Request:
Within the entries below, please return exactly the lines from the one with "Reproduce this chart with matplotlib." through the one with "from matplotlib.ticker import", leaving out any pictures.

Data in this exercise:

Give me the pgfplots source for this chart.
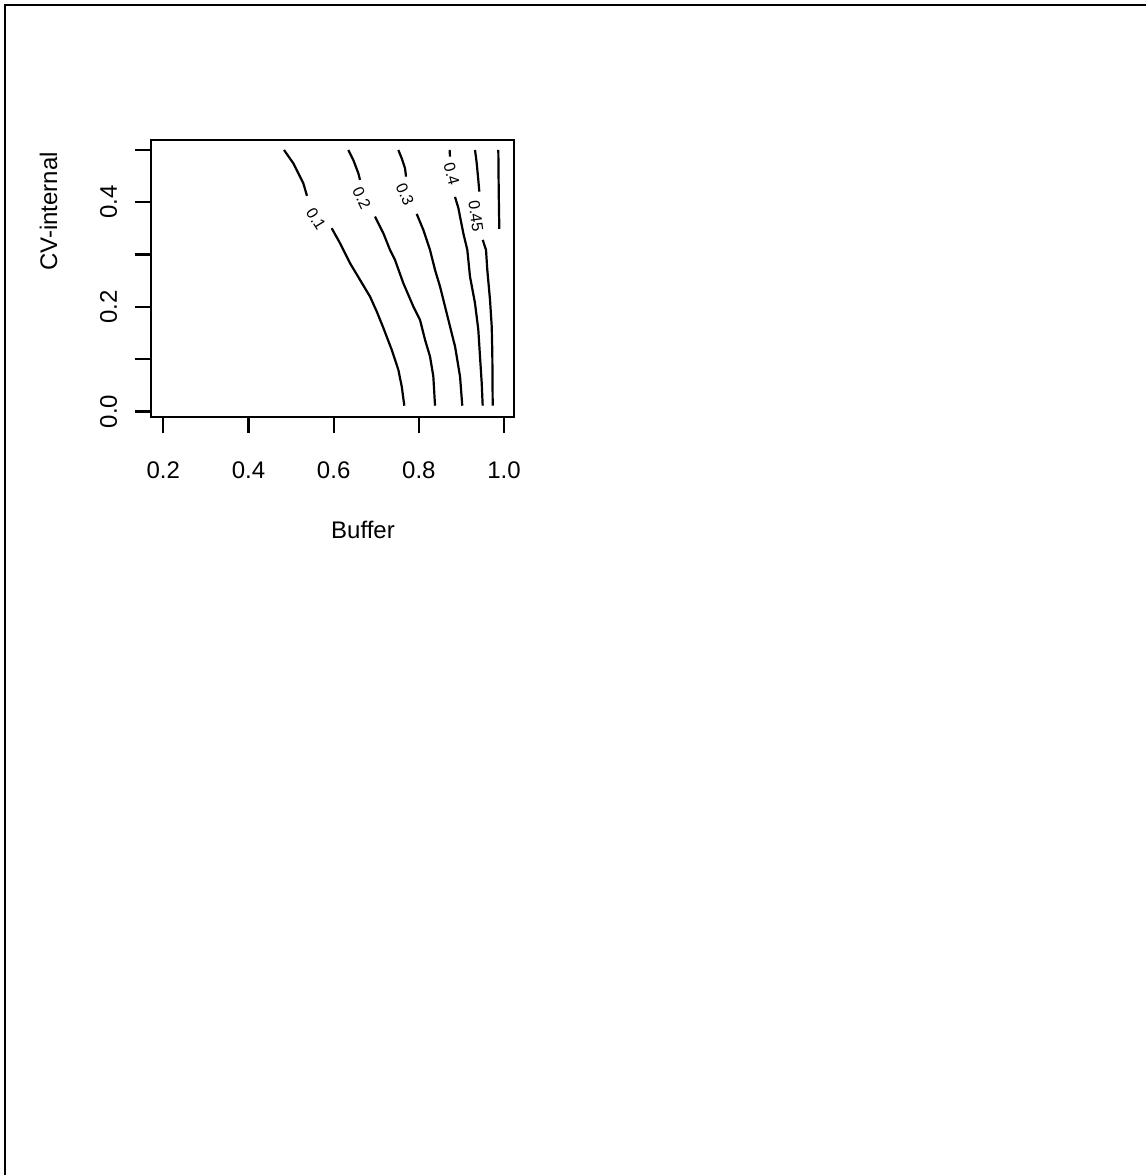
\documentclass[border=0pt]{standalone}
\usepackage{fontspec}
\setmainfont{Liberation Sans}
\usepackage{pgfplots}
\pgfplotsset{compat=1.18}

\begin{document}
\begin{tikzpicture}[
  contlab/.style={font=\fontsize{8}{9}\selectfont, inner sep=0pt},
  cl/.style={black, line width=1.1pt, mark=none}]
\useasboundingbox (0,0) rectangle (573pt,587.5pt);
% page frame (only top and left edges visible)
\draw[line width=1pt] (2.5pt,0pt) -- (2.5pt,585pt) -- (573pt,585pt);
\begin{axis}[
  at={(75.35pt,379pt)}, anchor=south west,
  scale only axis, width=181.65pt, height=138.5pt,
  xmin=0.1704, xmax=1.0234, ymin=-0.0107, ymax=0.5191,
  axis line style={line width=1.1pt},
  xtick={0.2,0.4,0.6,0.8,1.0}, xticklabels={0.2,0.4,0.6,0.8,1.0},
  ytick={0,0.1,0.2,0.3,0.4,0.5}, yticklabels={0.0,,0.2,,0.4,},
  xtick pos=left, ytick pos=left,
  tick align=outside, major tick length=8pt,
  every tick/.style={line width=1.1pt, black},
  /pgf/number format/assume math mode=true,
  tick label style={font=\fontsize{12}{14}\selectfont},
  xticklabel style={anchor=base}, xticklabel shift=22.6pt,
  yticklabel style={rotate=90, anchor=base}, yticklabel shift=8.85pt,
  xlabel={Buffer}, ylabel={CV-internal},
  label style={font=\fontsize{12}{14}\selectfont},
  xlabel style={at={(axis description cs:0.5843,-0.44)}, anchor=base},
  ylabel style={at={(axis description cs:-0.2579,0.7414)}, anchor=base},
]
% level 0.1
\addplot[cl] coordinates {(0.4834,0.5) (0.5052,0.4746) (0.5287,0.4364) (0.5374,0.4122)};
\addplot[cl] coordinates {(0.5954,0.3504) (0.6149,0.3217) (0.6384,0.2835) (0.6618,0.2516)
  (0.6853,0.2197) (0.7011,0.1911) (0.7166,0.1599) (0.7363,0.1179) (0.7518,0.0797)
  (0.7598,0.0478) (0.7659,0.0109)};
% level 0.2
\addplot[cl] coordinates {(0.6344,0.5) (0.6461,0.4809) (0.6579,0.4555) (0.6618,0.4427)};
\addplot[cl] coordinates {(0.6971,0.3726) (0.7166,0.3408) (0.7323,0.3089) (0.7440,0.2898)
  (0.7635,0.2453) (0.7870,0.2006) (0.8027,0.1752) (0.8145,0.1370) (0.8262,0.1051)
  (0.8340,0.0669) (0.8380,0.0109)};
% level 0.3
\addplot[cl] coordinates {(0.7518,0.5) (0.7598,0.4841) (0.7675,0.4650) (0.7699,0.4490)};
\addplot[cl] coordinates {(0.7950,0.3777) (0.8105,0.3472) (0.8262,0.3089) (0.8380,0.2707)
  (0.8497,0.2388) (0.8615,0.2006) (0.8732,0.1624) (0.8850,0.1242) (0.8967,0.0669)
  (0.9020,0.0109)};
% level 0.4
\addplot[cl] coordinates {(0.8722,0.5) (0.8732,0.4872)};
\addplot[cl] coordinates {(0.8849,0.4102) (0.8927,0.3892) (0.8967,0.3726) (0.9044,0.3408)
  (0.9138,0.3089) (0.9201,0.2579) (0.9318,0.2071) (0.9396,0.1561) (0.9436,0.1051)
  (0.9476,0.0543) (0.9499,0.0109)};
% level 0.45
\addplot[cl] coordinates {(0.9319,0.5) (0.9359,0.4746) (0.9396,0.4427) (0.9420,0.4203)};
\addplot[cl] coordinates {(0.9500,0.3280) (0.9577,0.3089) (0.9607,0.2707) (0.9671,0.2134)
  (0.9711,0.1624) (0.9725,0.1116) (0.9734,0.0109)};
% unlabelled top-right level
\addplot[cl] coordinates {(0.9866,0.5) (0.9875,0.4236) (0.9889,0.3491)};
% contour labels
\node[contlab, rotate=-58] at (axis cs:0.5586,0.368) {0.1};
\node[contlab, rotate=-64] at (axis cs:0.6658,0.4077) {0.2};
\node[contlab, rotate=-66] at (axis cs:0.7675,0.4159) {0.3};
\node[contlab, rotate=-75] at (axis cs:0.8767,0.4541) {0.4};
\node[contlab, rotate=-82] at (axis cs:0.9342,0.3739) {0.45};
\end{axis}
\end{tikzpicture}
\end{document}
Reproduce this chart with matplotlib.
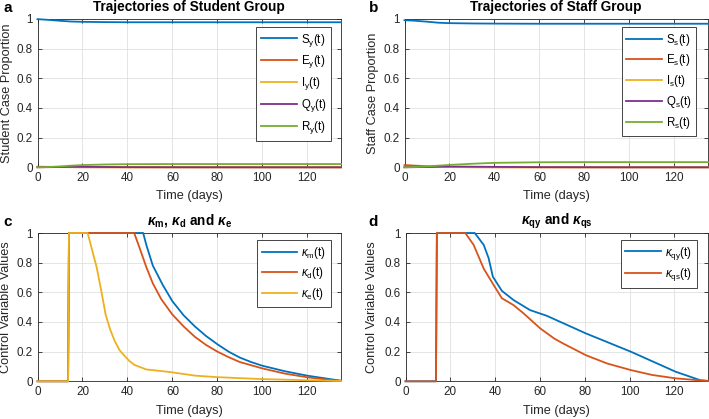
import matplotlib
matplotlib.use("Agg")
import matplotlib.pyplot as plt
from matplotlib.ticker import FuncFormatter, MultipleLocator

plt.rcParams['font.family'] = ['Liberation Sans', 'DejaVu Sans']
plt.rcParams['mathtext.fontset'] = 'custom'
plt.rcParams['mathtext.rm'] = 'Liberation Sans'
plt.rcParams['mathtext.it'] = 'Liberation Sans:italic'
plt.rcParams['mathtext.bf'] = 'Liberation Sans:bold'
plt.rcParams['mathtext.bfit'] = 'Liberation Sans:bold:italic'

# ---------------- data ----------------
t_ab = [0, 5, 10, 15, 20, 30, 40, 60, 80, 100, 120, 135]
S_y = [0.999, 0.994, 0.988, 0.983, 0.981, 0.979, 0.978, 0.978, 0.978, 0.978, 0.978, 0.978]
E_y = [0.004, 0.003, 0.002, 0.001, 0.0005, 0.0002, 0.0, 0.0, 0.0, 0.0, 0.0, 0.0]
I_y = [0.001, 0.001, 0.001, 0.001, 0.0008, 0.0004, 0.0002, 0.0, 0.0, 0.0, 0.0, 0.0]
Q_y = [0.0, 0.001, 0.002, 0.003, 0.003, 0.002, 0.001, 0.0005, 0.0002, 0.0, 0.0, 0.0]
R_y = [0.0, 0.002, 0.006, 0.011, 0.015, 0.019, 0.021, 0.022, 0.022, 0.022, 0.022, 0.022]

S_s = [0.992, 0.988, 0.982, 0.975, 0.972, 0.970, 0.969, 0.968, 0.968, 0.968, 0.968, 0.968]
E_s = [0.015, 0.011, 0.007, 0.004, 0.002, 0.001, 0.0004, 0.0, 0.0, 0.0, 0.0, 0.0]
I_s = [0.002, 0.002, 0.002, 0.0015, 0.001, 0.0005, 0.0002, 0.0, 0.0, 0.0, 0.0, 0.0]
Q_s = [0.0, 0.001, 0.002, 0.004, 0.005, 0.004, 0.003, 0.001, 0.0005, 0.0, 0.0, 0.0]
R_s = [0.0, 0.002, 0.006, 0.011, 0.016, 0.024, 0.030, 0.034, 0.035, 0.035, 0.035, 0.035]

t_km = [0, 13.6, 14, 47, 48.4, 51.3, 55.7, 60, 65, 70, 75, 80, 85, 90, 95, 100, 110, 120, 130, 135]
k_m = [0, 0, 1, 1, 0.92, 0.78, 0.65, 0.54, 0.445, 0.37, 0.305, 0.25, 0.2, 0.16, 0.13, 0.105, 0.068, 0.038, 0.015, 0.004]
t_kd = [0, 13.6, 14, 43, 45.4, 48.4, 51.3, 55, 60, 65, 70, 75, 80, 85, 90, 100, 110, 120, 130, 135]
k_d = [0, 0, 1, 1, 0.9, 0.77, 0.66, 0.555, 0.45, 0.37, 0.30, 0.245, 0.2, 0.163, 0.13, 0.087, 0.052, 0.027, 0.009, 0.003]
t_ke = [0, 13.6, 14, 22.3, 26.3, 28.5, 30.3, 32.3, 34.4, 36.5, 38.8, 41, 43.2, 48.4, 58.7, 70.2, 79.9, 99.7, 120.3, 135]
k_e = [0, 0, 1, 1, 0.77, 0.6, 0.45, 0.35, 0.27, 0.21, 0.17, 0.135, 0.11, 0.08, 0.063, 0.038, 0.028, 0.015, 0.007, 0.002]

t_qy = [0, 13.6, 14, 30.9, 34.9, 37.1, 39, 43, 48.2, 55.6, 63, 70.2, 80.5, 100.5, 120.5, 131.6, 135]
k_qy = [0, 0, 1, 1, 0.92, 0.83, 0.705, 0.61, 0.548, 0.48, 0.442, 0.393, 0.323, 0.2, 0.065, 0.007, 0.003]
t_qs = [0, 13.6, 14, 26.7, 30.4, 34.9, 39.3, 43, 48.2, 52.7, 60.1, 66.4, 70.2, 80.5, 90, 100.5, 110, 120.5, 135]
k_qs = [0, 0, 1, 1, 0.92, 0.76, 0.65, 0.56, 0.514, 0.458, 0.357, 0.288, 0.256, 0.176, 0.12, 0.076, 0.043, 0.02, 0.002]

C = ['#0072BD', '#D95319', '#EDB120', '#7E2F8E', '#77AC30']
LW = 1.3
W, H = 709, 419
fig = plt.figure(figsize=(W / 100, H / 100), dpi=100)

def make_ax(l, r, top, bot):
    return fig.add_axes([l / W, (H - bot) / H, (r - l) / W, (bot - top) / H])

ax_a = make_ax(37.5, 341, 19, 167.3)
ax_b = make_ax(404.5, 708, 19, 167.3)
ax_c = make_ax(37.5, 341, 233, 381.3)
ax_d = make_ax(405.5, 708, 233, 381.3)

fmt = FuncFormatter(lambda v, p: '%g' % round(v, 3))

def style(ax, ylabel, title, ylx, xly):
    ax.set_xlim(0, 135)
    ax.set_ylim(0, 1)
    ax.xaxis.set_major_locator(MultipleLocator(20))
    ax.yaxis.set_major_locator(MultipleLocator(0.2))
    ax.yaxis.set_major_formatter(fmt)
    ax.grid(True, color='#e0e0e0', linewidth=0.6)
    ax.set_axisbelow(True)
    ax.tick_params(direction='in', top=True, right=True, length=3, width=0.6,
                   labelsize=8.4, colors='#262626', pad=3.5)
    for s in ax.spines.values():
        s.set_color('#262626')
        s.set_linewidth(0.6)
        s.set_zorder(1.5)
    ax.set_xlabel('Time (days)', fontsize=9.2, color='#262626')
    ax.set_ylabel(ylabel, fontsize=9.2, color='#262626')
    ax.xaxis.set_label_coords(0.5, xly)
    ax.yaxis.set_label_coords(ylx, 0.5)
    ax.set_title(title, fontsize=9.8, fontweight='bold', pad=6)

def leg(ax, x, y):
    lg = ax.legend(loc='upper right', bbox_to_anchor=(x, y), fontsize=8.3,
                   handlelength=3.1, handletextpad=0.35, labelspacing=0.42,
                   borderpad=0.4, fancybox=False, framealpha=1,
                   edgecolor='#262626', borderaxespad=0)
    lg.get_frame().set_linewidth(0.6)
    lg.set_zorder(5)

def line(ax, x, y, c, lab):
    ax.plot(x, y, color=c, lw=LW, label=lab, clip_on=False, zorder=3)

# panel a
for y, c, lab in zip([S_y, E_y, I_y, Q_y, R_y], C,
                     ['S', 'E', 'I', 'Q', 'R']):
    line(ax_a, t_ab, y, c, lab + r'$_\mathregular{y}$(t)')
style(ax_a, 'Student Case Proportion', 'Trajectories of Student Group', -0.08, -0.155)
leg(ax_a, 0.967, 0.946)

# panel b
for y, c, lab in zip([S_s, E_s, I_s, Q_s, R_s], C,
                     ['S', 'E', 'I', 'Q', 'R']):
    line(ax_b, t_ab, y, c, lab + r'$_\mathregular{s}$(t)')
style(ax_b, 'Staff Case Proportion', 'Trajectories of Staff Group', -0.084, -0.155)
leg(ax_b, 0.962, 0.946)

# panel c
line(ax_c, t_km, k_m, C[0], r'$\kappa_\mathregular{m}$(t)')
line(ax_c, t_kd, k_d, C[1], r'$\kappa_\mathregular{d}$(t)')
line(ax_c, t_ke, k_e, C[2], r'$\kappa_\mathregular{e}$(t)')
style(ax_c, 'Control Variable Values',
      r'$\mathbfit{\kappa}_\mathbf{m}$, $\mathbfit{\kappa}_\mathbf{d}$ and $\mathbfit{\kappa}_\mathbf{e}$',
      -0.084, -0.16)
leg(ax_c, 0.967, 0.953)

# panel d
line(ax_d, t_qy, k_qy, C[0], r'$\kappa_\mathregular{qy}$(t)')
line(ax_d, t_qs, k_qs, C[1], r'$\kappa_\mathregular{qs}$(t)')
style(ax_d, 'Control Variable Values',
      r'$\mathbfit{\kappa}_\mathbf{qy}$ and $\mathbfit{\kappa}_\mathbf{qs}$', -0.09, -0.16)
leg(ax_d, 0.962, 0.953)

for lab, x, y in [('a', 3, 12), ('b', 369, 12), ('c', 3, 226), ('d', 368, 226)]:
    fig.text(x / W, 1 - y / H, lab, fontsize=11, fontweight='bold', va='baseline')

fig.savefig('out.png', dpi=100)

Correct output:
Reproduce this chart with matplotlib.
import matplotlib
matplotlib.use("Agg")
import matplotlib.pyplot as plt
from matplotlib.ticker import FuncFormatter, MultipleLocator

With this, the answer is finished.